By default 0.6 (60%) and 0.8 (80%) are set respectively for suggestions and auto corrections.

As the KB is still young we need to retrain it with some samples of our real data and therefore make more suggestions. Hence we will reduce the confidence level percentage for suggestions down to 0.4 (40%).

B02_Config

N.B. This can go the other way where too many suggestions are given or a source value could be mapped to a completely incorrect domain value. As the knowledge of KB increases the confidence level for suggestions should also be increased to isolate new values and minimise interactive cleaning.

Training the KB

There are a number of ways to train the KB

  1. Knowledge Discovery,  or
  2. Domain Management by either
    1. Interactively entering or editing domain values,
    2. Importing domain values from an excel file, or
    3. Using the completed output of a cleansing project.

The final option is the new feature added to RC0 which makes managing knowledge within the KB simpler.

Let’s look at our first sample of data.

B03_Config

You will notice a number of data quality issues such as postcode and county, town and county or a short county name. Our objective is to clean this data to the County Full Name domain value in the KB.

If you have not created a data quality project before a step by step guide can be found here.

We will skip to the end of our cleansing project and analyse the results.

On successful completion we can see from the results that 0 records were corrected and 7 records have suggested domain values. We can now perform an interactive cleanse by which we approve or reject the suggestions made. Where the data confidence level has not been met for suggestions of 40% or auto corrections of 80% it will be considered as a new value. For this particular example we should not be expecting new values as we have a definitive list of counties and therefore we will need to add corrected values manually.

Let’s start with the suggested values. All are correct and therefore only need to be approved. We approve all values by clicking the check box under the Approve column or we can click the Approve All icon C08_DQP. All suggested values will move into the Corrected tab area.

C05_DQP

Now let’s review the new tab below. Three new values in the source data have been found, the analysis could not confidently associate any of the three values with a confidence level greater than or equal to 40% and therefore has presented them as new values.

C06_DQP

Looking at the values we know the county is Middlesex as is in the KB, hence we manually enter this value into the Correct to column. Now we can approve each value or we can click the Approve All icon.

C07_DQP

All values have now moved to the corrected tab.

C09_DQP

Our data cleanse results are now ready for final review before finishing the project. Finishing a project no longer allows the project to be re-run for cleansing purposes as the knowledge gained would be lost, however you will be able to interactively clean to alter the final results.
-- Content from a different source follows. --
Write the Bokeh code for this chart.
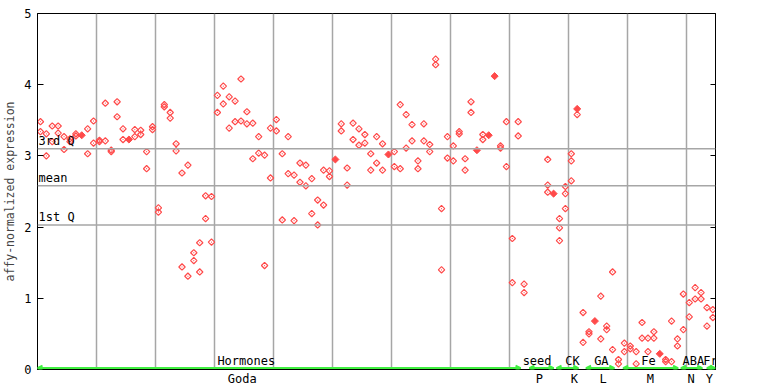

It’s these results and knowledge that is imported back into the KB, but the project must be marked as finished.

It is the CountyName_Source that we want to feed back to the KB as synonyms for the domain values found or modified in the CountyName_Output.

C10_DQP

To feed this new acquired knowledge we open our KB via Domain Management and can now use the new feature Import project values.

D01_KBDM

We select the finished cleansing project and uncheck Add values from New Tab.

D02_KBDM

Only the new knowledge from the project has been added to the KB. The Show Only New check box is checked automatically.

D03_KBDM

If we uncheck the Show Only New check box and scroll down to London and Middlesex you will see the synonyms for these counties have been added to the KB.

D04_KBDM

We now publish the KB to the DQS server and are ready to analyse another data sample.

E01_DQP

As above we create a new cleansing project and analyse the data. The newly found knowledge from the previous cleansing project has corrected five values with 4 values suggested, leaving one value as new.

If we view the reason column for the corrected tab, four of the values were associated with the synonyms of domain values within the KB from the knowledge learned. 'London.' was cleansed and had a confidence greater than or equal to 80% and therefore auto corrected.

E03_DQP

In the suggested tab the correct to values are all correct and only need approving.

E04_DQP

The new value failed the confidence level of 40%, however it could have been found and a suggestion made if the threshold was reduced further. This is not a problem as the correct value was entered and approved.

E06_DQP

Finally we review our results and finish the project.

E07_DQP

We now feed this new knowledge back into the KB via Domain Management.

E08_DQP

The new synonyms will now be added to the existing KB domain values.

E09_DQP

This has been a simple example on how to train and retrain a new KB. By having a definitive list of counties the need to analyse our data prior to creating the KB is somewhat reduced.

When building a KB it is important to acquire knowledge from samples of source data using any of the features available. From this example the output of a cleansing project provides a simpler method where the confidence level for suggested values is much lower. Once the KB contains sufficient knowledge for cleansing the confidence level can be increased and larger sets of data can be cleansed.

DQS is a great tool for the power user to maintain content with little input from IT. In posts to follow I will also review Matching projects and the SSIS DQS component.